Items from a dataset:
:::
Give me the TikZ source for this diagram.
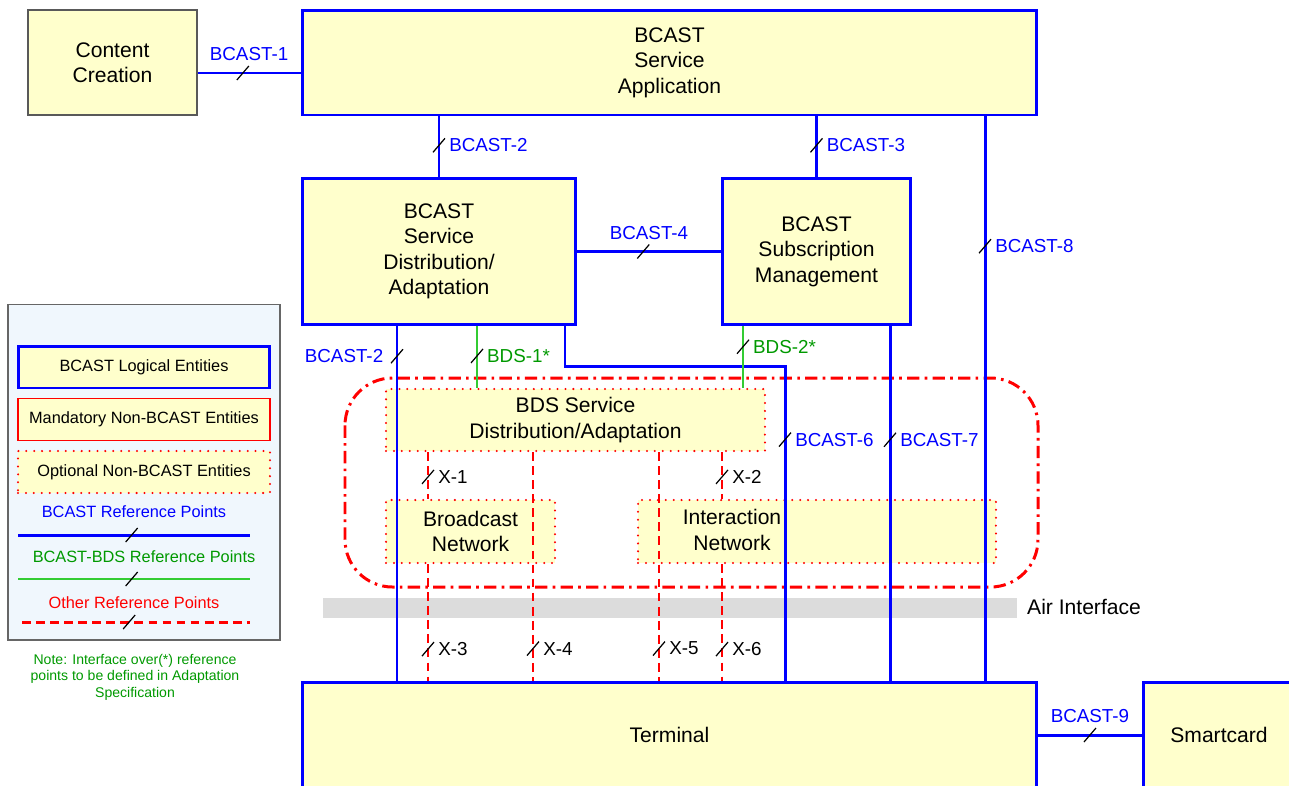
\documentclass[tikz,border=0pt]{standalone}
\usepackage{fontspec}
\setmainfont{Liberation Sans}
\usetikzlibrary{positioning}

\definecolor{boxfill}{RGB}{255,255,204}
\definecolor{refblue}{RGB}{0,0,255}
\definecolor{bdsline}{RGB}{51,204,51}
\definecolor{bdstext}{RGB}{0,153,0}
\definecolor{legendbg}{RGB}{240,247,253}
\definecolor{airgray}{RGB}{220,220,220}

\tikzset{
  slashpic/.pic={\draw[black, solid, line width=0.7pt] (-6,7) -- (6,-7);},
  bigtext/.style={font=\fontsize{12}{14.5}\selectfont, align=center},
  lbox/.style={draw=refblue, line width=1.7pt, fill=boxfill, inner sep=0pt, bigtext},
  ccbox/.style={draw=gray!70!black, line width=0.6pt, fill=boxfill, inner sep=0pt, bigtext},
  mbox/.style={draw=red, line width=0.8pt, fill=boxfill, inner sep=0pt},
  obox/.style={draw=red, line width=1.3pt, line cap=round, dash pattern=on 0pt off 4.5pt,
    fill=boxfill, inner sep=0pt, bigtext},
  legtext/.style={font=\fontsize{9.3}{11}\selectfont},
  lbl/.style={font=\fontsize{10.7}{12}\selectfont, inner sep=1pt},
  blbl/.style={lbl, text=refblue},
  glbl/.style={lbl, text=bdstext},
  klbl/.style={lbl, text=black},
  bref/.style={draw=refblue, line width=1.7pt},
  gref/.style={draw=bdsline, line width=1.6pt},
  rref/.style={draw=red, line width=1.7pt, dash pattern=on 5pt off 3pt},
  region/.style={draw=red, line width=1.7pt, dash pattern=on 7pt off 3pt on 1.5pt off 3pt,
    rounded corners=0.95cm},
}

\begin{document}
\begin{tikzpicture}[x=0.02cm, y=-0.02cm]
\useasboundingbox (0,0) rectangle (1289,785);
\clip (0,0) rectangle (1289,785);

% Legend
\node[draw=gray!80!black, line width=0.6pt, fill=legendbg, minimum width=5.44cm, minimum height=6.72cm] (leg) at (144,472) {};
\node[lbox, legtext, line width=1.7pt, minimum width=5.04cm, minimum height=0.84cm] (legbcast) at (144,367) {BCAST Logical Entities};
\node[mbox, legtext, minimum width=5.04cm, minimum height=0.84cm] (legmand) at (144,419.5) {Mandatory Non-BCAST Entities};
\node[obox, legtext, minimum width=5.04cm, minimum height=0.84cm] (legopt) at (144,472) {Optional Non-BCAST Entities};
\node[legtext, text=refblue] (legbref) at (134,512) {BCAST Reference Points};
\node[legtext, text=bdstext] (leggref) at (144,557) {BCAST-BDS Reference Points};
\node[legtext, text=red] (legrref) at (134,603) {Other Reference Points};
\coordinate (lb1) at (18,535);  \coordinate (lb2) at (250,535);
\coordinate (lg1) at (18,579);  \coordinate (lg2) at (250,579);
\coordinate (lr1) at (22,622);  \coordinate (lr2) at (250,622);
\draw[bref] (lb1) -- pic[pos=.49]{slashpic} (lb2);
\draw[gref] (lg1) -- pic[pos=.49]{slashpic} (lg2);
\draw[rref] (lr1) -- pic[pos=.47]{slashpic} (lr2);
\node[font=\fontsize{8}{9.4}\selectfont, text=bdstext, align=center] (note) at (135,677)
  {Note: Interface over(*) reference\\points to be defined in Adaptation\\Specification};

% BDS region and air interface
\draw[region] (345,378) rectangle (1038,587);
\fill[airgray] (323,598) rectangle (1017,618);
\node[bigtext, anchor=west] (air) at (1021,607) {Air Interface};

% Entities
\node[ccbox, minimum width=3.38cm, minimum height=2.1cm] (cc) at (112.5,62.5) {Content\\Creation};
\node[lbox, minimum width=14.7cm, minimum height=2.1cm] (sa) at (669.5,62.5) {BCAST\\Service\\Application};
\node[lbox, minimum width=5.48cm, minimum height=2.94cm] (sda) at (439,251.5) {BCAST\\Service\\Distribution/\\Adaptation};
\node[lbox, minimum width=3.78cm, minimum height=2.94cm] (sm) at (816.5,251.5) {BCAST\\Subscription\\Management};
\node[obox, minimum width=7.58cm, minimum height=1.24cm] (bds) at (575.5,420) {BDS Service\\Distribution/Adaptation};
\node[obox, minimum width=3.38cm, minimum height=1.26cm] (bn) at (470.5,531.5) {Broadcast\\Network};
\node[obox, minimum width=7.16cm, minimum height=1.26cm] (in) at (817,531.5) {};
\node[bigtext] (intxt) at (732,530) {Interaction\\Network};
\node[lbox, minimum width=14.7cm, minimum height=2.12cm] (term) at (669.5,735) {Terminal};
\node[lbox, minimum width=3.04cm, minimum height=2.12cm] (sc) at (1219,735) {Smartcard};

% BCAST reference points
\draw[bref] (cc.east |- 0,73) -- pic[pos=.44]{slashpic} node[pos=.5, above=5pt, blbl] {BCAST-1} (sa.west |- 0,73);
\draw[bref] (sa.south -| sda.north) -- pic[pos=.48]{slashpic} node[pos=.48, right=4pt, blbl] {BCAST-2} (sda.north);
\draw[bref] (sa.south -| sm.north) -- pic[pos=.48]{slashpic} node[pos=.48, right=4pt, blbl] {BCAST-3} (sm.north);
\draw[bref] (sda) -- pic[pos=.46]{slashpic} node[pos=.5, above=5pt, blbl] {BCAST-4} (sm);
\draw[bref] (sa.south -| 985,0) -- pic[pos=.23]{slashpic} node[pos=.23, right=4pt, blbl] {BCAST-8} (term.north -| 985,0);
\draw[bref] (sda.south -| 397,0) -- pic[pos=.084]{slashpic} node[pos=.084, left=6pt, blbl] {BCAST-2} (term.north -| 397,0);
\draw[bref] (sda.south -| 565,0) |- (785,366) -- pic[pos=.234]{slashpic} node[pos=.234, right=4pt, blbl] {BCAST-6} (term.north -| 785,0);
\draw[bref] (sm.south -| 890,0) -- pic[pos=.32]{slashpic} node[pos=.32, right=4pt, blbl] {BCAST-7} (term.north -| 890,0);
\draw[bref] (term) -- pic[pos=.5]{slashpic} node[pos=.5, above=5pt, blbl] {BCAST-9} (sc);

% BCAST-BDS reference points
\draw[gref] (sda.south -| 477,0) -- pic[pos=.48]{slashpic} node[pos=.48, right=4pt, glbl] {BDS-1*} (bds.north -| 477,0);
\draw[gref] (sm.south -| 743,0) -- pic[pos=.33]{slashpic} node[pos=.33, right=4pt, glbl] {BDS-2*} (bds.north -| 743,0);

% Other reference points
\draw[rref] (bds.south -| 428,0) -- pic[pos=.53]{slashpic} node[pos=.53, right=4pt, klbl] {X-1} (bn.north -| 428,0);
\draw[rref] (bds.south -| 722,0) -- pic[pos=.53]{slashpic} node[pos=.53, right=4pt, klbl] {X-2} (in.north -| 722,0);
\draw[rref] (bn.south -| 428,0) -- pic[pos=.73]{slashpic} node[pos=.73, right=4pt, klbl] {X-3} (term.north -| 428,0);
\draw[rref] (bds.south -| 533,0) -- pic[pos=.86]{slashpic} node[pos=.86, right=4pt, klbl] {X-4} (term.north -| 533,0);
\draw[rref] (bds.south -| 659,0) -- pic[pos=.86]{slashpic} node[pos=.86, right=4pt, klbl] {X-5} (term.north -| 659,0);
\draw[rref] (in.south -| 722,0) -- pic[pos=.73]{slashpic} node[pos=.73, right=4pt, klbl] {X-6} (term.north -| 722,0);

\end{tikzpicture}
\end{document}
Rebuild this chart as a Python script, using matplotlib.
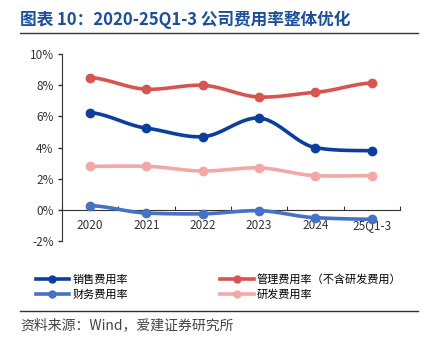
import numpy as np
import matplotlib.pyplot as plt
from matplotlib.lines import Line2D

plt.rcParams['font.family'] = ['Noto Sans CJK SC', 'DejaVu Sans']

periods = ["2020", "2021", "2022", "2023", "2024", "25Q1-3"]
sales_rate = [6.25, 5.25, 4.7, 5.9, 4.0, 3.8]
admin_rate = [8.5, 7.75, 8.0, 7.25, 7.55, 8.15]
finance_rate = [0.28, -0.2, -0.25, -0.05, -0.5, -0.6]
rd_rate = [2.8, 2.8, 2.5, 2.7, 2.2, 2.2]

# order chosen so the 2-column legend reads like the original
series = [
    ("销售费用率", sales_rate, "#0b3f9f"),
    ("财务费用率", finance_rate, "#4472c4"),
    ("管理费用率（不含研发费用）", admin_rate, "#d9534f"),
    ("研发费用率", rd_rate, "#f4a7a7"),
]


def smooth(x, y, n=20):
    # hermite curve through the points, only for drawing
    x = np.asarray(x, float)
    y = np.asarray(y, float)
    xs, ys = [], []
    for i in range(len(x) - 1):
        y0 = y[i - 1] if i > 0 else y[i]
        y3 = y[i + 2] if i + 2 < len(y) else y[i + 1]
        m1 = (y[i + 1] - y0) / 2 * 0.6
        m2 = (y3 - y[i]) / 2 * 0.6
        t = np.linspace(0, 1, n)
        h00 = 2 * t**3 - 3 * t**2 + 1
        h10 = t**3 - 2 * t**2 + t
        h01 = -2 * t**3 + 3 * t**2
        h11 = t**3 - t**2
        xs.append(x[i] + t * (x[i + 1] - x[i]))
        ys.append(h00 * y[i] + h10 * m1 + h01 * y[i + 1] + h11 * m2)
    return np.concatenate(xs), np.concatenate(ys)


fig = plt.figure(figsize=(4.3, 3.54), dpi=100)
ax = fig.add_axes([0.144, 0.319, 0.786, 0.528])

x = np.arange(len(periods))
for name, vals, color in series:
    sx, sy = smooth(x, vals)
    ax.plot(sx, sy, color=color, lw=2.6, solid_capstyle='round', zorder=3)
    ax.plot(x, vals, 'o', color=color, ms=6, zorder=4)

ax.set_xlim(-0.5, len(periods) - 0.5)
ax.set_ylim(-2, 10)
ax.set_yticks(range(-2, 11, 2))
ax.set_yticklabels([f"{v}%" for v in range(-2, 11, 2)], fontsize=8.5, color='#333333')
ax.tick_params(axis='y', length=3, width=1, color='#333333', pad=3)

# x axis sits at 0%
ax.spines['bottom'].set_position(('data', 0))
ax.spines['top'].set_visible(False)
ax.spines['right'].set_visible(False)
ax.spines['left'].set_color('#333333')
ax.spines['bottom'].set_color('#333333')
ax.set_xticks(np.arange(len(periods) + 1) - 0.5)
ax.set_xticklabels([])
ax.tick_params(axis='x', direction='in', length=3, color='#333333')
for i, p in enumerate(periods):
    ax.text(i, -1.0, p, ha='center', va='center', fontsize=8.5, color='#333333')

# title and rules
fig.text(0.047, 0.945, "图表 10：2020-25Q1-3 公司费用率整体优化", fontsize=12,
         fontweight='bold', color='#1a4fa0', va='center')
fig.add_artist(Line2D([0.047, 0.972], [0.907, 0.907], color='#333333', lw=1))
fig.add_artist(Line2D([0.047, 0.972], [0.121, 0.121], color='#333333', lw=1))

handles = [Line2D([], [], color=c, lw=2.6, marker='o', ms=5) for _, _, c in series]
fig.legend(handles, [s[0] for s in series], ncol=2, loc='center left',
           bbox_to_anchor=(0.06, 0.190), frameon=False, fontsize=8,
           handlelength=3, handletextpad=0.3, columnspacing=8.3,
           labelspacing=0.45)

fig.text(0.047, 0.082, "资料来源：Wind，爱建证券研究所", fontsize=10,
         color='#444444', va='center')

fig.savefig("out.png", dpi=100)
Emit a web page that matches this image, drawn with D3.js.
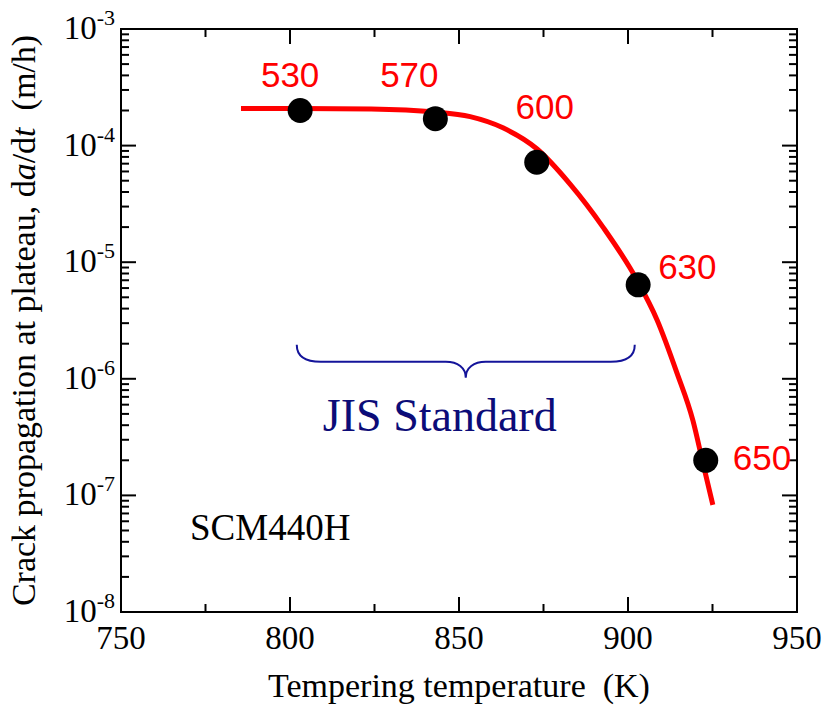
<!DOCTYPE html>
<html>
<head>
<meta charset="utf-8">
<script src="https://cdn.jsdelivr.net/npm/d3@7"></script>
<style>
  html, body { margin: 0; padding: 0; background: #fff; }
  svg { display: block; }
</style>
</head>
<body>
<svg id="chart" width="825" height="710"></svg>
<script>
// Measured points: tempering temperature (K) vs plateau crack growth rate (m/h)
const temps = [803, 843, 873, 903, 923];
const rates = [2.0e-4, 1.7e-4, 7.2e-5, 6.4e-6, 2.0e-7];
const tempLabels = ["530", "570", "600", "630", "650"]; // tempering temperature in °C

// Fitted trend curve
const curveT = [785.5, 803, 824, 843, 853.3, 863.0, 873.1, 882.8, 892.6, 902.7, 908.6, 914.5, 919.2, 922.1, 925.1];
const curveR = [2.08e-4, 2.08e-4, 2.06e-4, 1.94e-4, 1.77e-4, 1.42e-4, 9.35e-5, 4.7e-5, 2.0e-5, 7.0e-6, 3.2e-6, 1.12e-6, 4.4e-7, 1.93e-7, 8.3e-8];

// Axis ticks
const xTicks = [750, 800, 850, 900, 950];
const xMinor = [775, 825, 875, 925];
const yExponents = [-3, -4, -5, -6, -7, -8];

// JIS standard range (K)
const jisRange = [802, 902];
const jisLevel = 1.4e-6;

const svg = d3.select("#chart");
const L = 121, R = 797, T = 29, B = 612;

const x = d3.scaleLinear().domain([750, 950]).range([L, R]);
const y = d3.scaleLog().domain([1e-8, 1e-3]).range([B, T]);

const serif = "'Liberation Serif', 'Times New Roman', serif";
const sans = "'Liberation Sans', Arial, sans-serif";

// minor log ticks
const yMinor = [];
for (let e = -8; e < -3; e++) for (let m = 2; m <= 9; m++) yMinor.push(m * Math.pow(10, e));

const axes = svg.append("g").attr("stroke", "#000").attr("stroke-width", 2);

// frame
axes.append("rect").attr("x", L).attr("y", T).attr("width", R - L).attr("height", B - T)
  .attr("fill", "none");

// x ticks bottom & top
[[B, -1], [T, 1]].forEach(([yy, dir]) => {
  axes.selectAll(null).data(xTicks).enter().append("line")
    .attr("x1", d => x(d)).attr("x2", d => x(d))
    .attr("y1", yy).attr("y2", yy + dir * 15);
  axes.selectAll(null).data(xMinor).enter().append("line")
    .attr("x1", d => x(d)).attr("x2", d => x(d))
    .attr("y1", yy).attr("y2", yy + dir * 8);
});

// y ticks left & right
[[L, 1], [R, -1]].forEach(([xx, dir]) => {
  axes.selectAll(null).data(yExponents).enter().append("line")
    .attr("y1", d => y(Math.pow(10, d))).attr("y2", d => y(Math.pow(10, d)))
    .attr("x1", xx).attr("x2", xx + dir * 15);
  axes.selectAll(null).data(yMinor).enter().append("line")
    .attr("y1", d => y(d)).attr("y2", d => y(d))
    .attr("x1", xx).attr("x2", xx + dir * 8);
});

// x tick labels
svg.append("g").selectAll("text").data(xTicks).enter().append("text")
  .attr("x", d => x(d)).attr("y", B + 37)
  .attr("text-anchor", "middle")
  .attr("font-family", serif).attr("font-size", 33)
  .text(d => d);

// y tick labels 10^n
const yl = svg.append("g").attr("font-family", serif);
yExponents.forEach(e => {
  const t = yl.append("text")
    .attr("x", L - 6).attr("y", y(Math.pow(10, e)) + 10)
    .attr("text-anchor", "end").attr("font-size", 33);
  t.append("tspan").text("10");
  t.append("tspan").attr("font-size", 22).attr("dy", -14).text(String(e));
});

// axis titles
svg.append("text")
  .attr("x", (L + R) / 2).attr("y", 697)
  .attr("text-anchor", "middle")
  .attr("font-family", serif).attr("font-size", 34)
  .text("Tempering temperature\u00a0\u00a0(K)");

const yt = svg.append("text")
  .attr("transform", `translate(35, ${(T + B) / 2}) rotate(-90)`)
  .attr("text-anchor", "middle")
  .attr("font-family", serif).attr("font-size", 34);
yt.append("tspan").text("Crack propagation at plateau, d");
yt.append("tspan").attr("font-style", "italic").text("a");
yt.append("tspan").text("/d");
yt.append("tspan").attr("font-style", "italic").text("t");
yt.append("tspan").text("\u00a0\u00a0(m/h)");

// trend curve
const line = d3.line()
  .x(d => x(d[0])).y(d => y(d[1]))
  .curve(d3.curveMonotoneX);
svg.append("path")
  .datum(curveT.map((t, i) => [t, curveR[i]]))
  .attr("d", line)
  .attr("fill", "none").attr("stroke", "#ff0000").attr("stroke-width", 5);

// data points
svg.append("g").selectAll("circle").data(temps).enter().append("circle")
  .attr("cx", d => x(d)).attr("cy", (d, i) => y(rates[i]))
  .attr("r", 12.5).attr("fill", "#000");

// temperature labels (°C)
const labelOffsets = [[-10, -23], [-26, -32], [8, -43], [20, -6], [27, 10]];
svg.append("g").selectAll("text").data(temps).enter().append("text")
  .attr("x", (d, i) => x(d) + labelOffsets[i][0])
  .attr("y", (d, i) => y(rates[i]) + labelOffsets[i][1])
  .attr("text-anchor", (d, i) => i >= 3 ? "start" : "middle")
  .attr("font-family", sans).attr("font-size", 35)
  .attr("fill", "#ff0000")
  .text((d, i) => tempLabels[i]);

// JIS standard brace
const bx0 = x(jisRange[0]), bx1 = x(jisRange[1]), by = y(jisLevel);
const bm = (bx0 + bx1) / 2;
const brace = d3.path();
brace.moveTo(bx0, by - 17);
brace.bezierCurveTo(bx0, by - 6, bx0 + 8, by, bx0 + 24, by);
brace.lineTo(bm - 20, by);
brace.bezierCurveTo(bm - 8, by, bm, by + 6, bm, by + 16);
brace.bezierCurveTo(bm, by + 6, bm + 8, by, bm + 20, by);
brace.lineTo(bx1 - 24, by);
brace.bezierCurveTo(bx1 - 8, by, bx1, by - 6, bx1, by - 17);
svg.append("path").attr("d", brace.toString())
  .attr("fill", "none").attr("stroke", "#14149a").attr("stroke-width", 2);

svg.append("text")
  .attr("x", bm - 26).attr("y", by + 69)
  .attr("text-anchor", "middle")
  .attr("font-family", serif).attr("font-size", 46)
  .attr("fill", "#0c0c78")
  .text("JIS Standard");

// steel grade
svg.append("text")
  .attr("x", 190).attr("y", 540)
  .attr("font-family", serif).attr("font-size", 37)
  .text("SCM440H");
</script>
</body>
</html>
:::
* [Required work]:
In the records above, find each line holding "chart" and copy it.

* [Task result]:
Rebuild this chart as a Python script, using matplotlib.
<svg id="chart" width="825" height="710"></svg>
const svg = d3.select("#chart");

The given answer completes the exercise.